Beyond the Status Quo


The Disney Channel original movie High School Musical opens with a number called “Start of Something New.” In the film, which premiered January 20, the two leads—hoops hunk Troy (played by Summerland regular Zac Efron) and math whiz Gabriella (Vanessa Anne Hudgens)—sing the song during a New Year’s Eve karaoke bash at the ski lodge where their two families are vacationing. The tune’s about how meeting that special someone expands the edges of your universe. “Looking in your eyes, I feel in my heart the start of something new,” they sing over soft-serve guitars thumbtacked to a sprightly bubblefunk beat.

Not surprisingly, “Start of Something New” ‘s theme turns out to be High School Musical‘s as well: Once they return to Albuquerque’s East High, Troy and Gabriella encourage each other to transcend their respective reputations by auditioning for the drama club’s winter musical. The pressure to conform to social norms is strong, but as musicals since West Side Story have suggested, choreography’s lure is often stronger.

To the Disney execs behind High School Musical, “Start of Something New” means more still. Last month the movie’s soundtrack set several Billboard records, including the largest ever one-week jump for a single on the Hot 100: “Breaking Free,” another Troy/Gabriella duet about the world’s ability “to see us in a way that’s different than who we are,” shot up 82 slots to No. 4, nestling in behind Beyoncé, Nelly, and Mary J. Blige. Eight other cuts from the album landed inside the Hot 100, too, which gives the cast a leg up over the Beatles, as Billboard writer Fred Bronson noted in his February 2 column: Where the Fab Four “took four weeks to rack up their first four chart entries,” Efron and Hudgens took only two. The CD’s done especially brisk business online, where it’s repeatedly topped Amazon’s and iTunes’ sales tallies, lending credence to the industry’s view that young consumers are leading the charge toward Internet music sales. Disney Channel entertainment prez Gary Marsh described the soundtrack to Reuters last month as “the perfect iPod storm,” and Walt Disney Records marketing VP Damon Whiteside tells the Voice that the album’s success “has shifted everybody’s thinking. Now we’re approaching new projects asking, ‘What’s the digital component?’ ”
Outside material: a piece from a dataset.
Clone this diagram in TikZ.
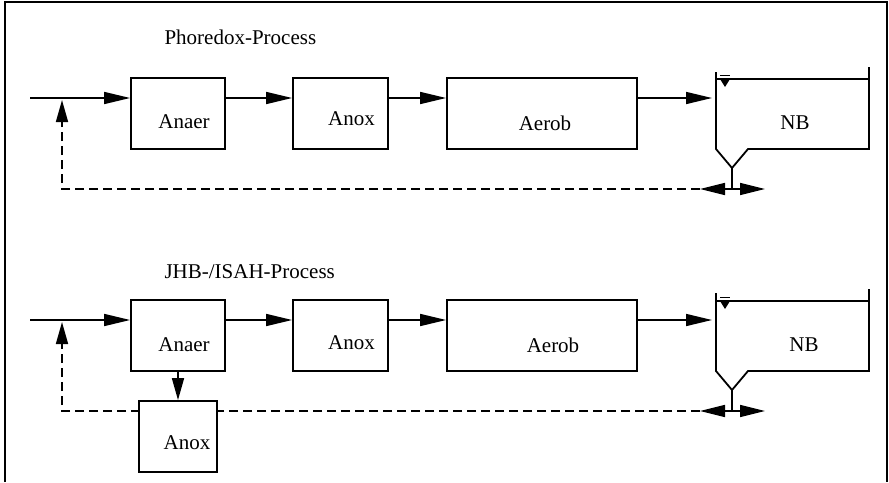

Though I’m waiting to trade in my Halliburton stock for shares of Disney, it’s not hard to envision this new marketing scheme producing future results in line with High School Musical‘s. Good for them: After years in which Disney’s valuable teen properties had to leave the fold in order to find big-time success (à la former Mouseketeers Justin Timberlake and Britney Spears), the kiddie-pop giant is now making significant creative strides that might keep its homegrown talent at home.

High School Musical is this trend’s latest apotheosis. Typically earnest yet slyly self-aware, the film toys with the ‘tween-cult conventions it nonetheless engages. In a similar way, the music, written and produced by a bevy of ‘tween-pop regulars with Kelly Clarkson and Jesse McCartney on their resumés, maintains a real-time relationship with the mainstream fodder Disney usually finds itself replicating six months to a year after the fact. Livelier and more radio savvy than usual Mouse House material, these tunes sound less like bowdlerized versions of Top 40 fare than they do Top 40 fare period. “When There Was Me and You,” “Breaking Free,” “I Can’t Take My Eyes Off of You”—each awaits its bump up from Radio Disney to Z100.

A few tracks do carry the whiff of pasteurization, but it’s not a process without payoff. “Get’cha Head in the Game,” a piece of basketball court musique concréte, stomps like a milk-and-cookies “Hollaback Girl.” And “Stick to the Status Quo”—the show’s big production number, in which Troy and Gabriella’s classmates demonstrate the importance of fitting in—makes for a neat tongue-in-cheek rejoinder to the Rent freakfest “La Vie Boheme,” its obvious model.

Whether or not High School Musical ends up wielding the influence of a Rent or Grease—in either a commercial or artistic sense—remains to be seen. For now, these kids’ universe continues its expansion.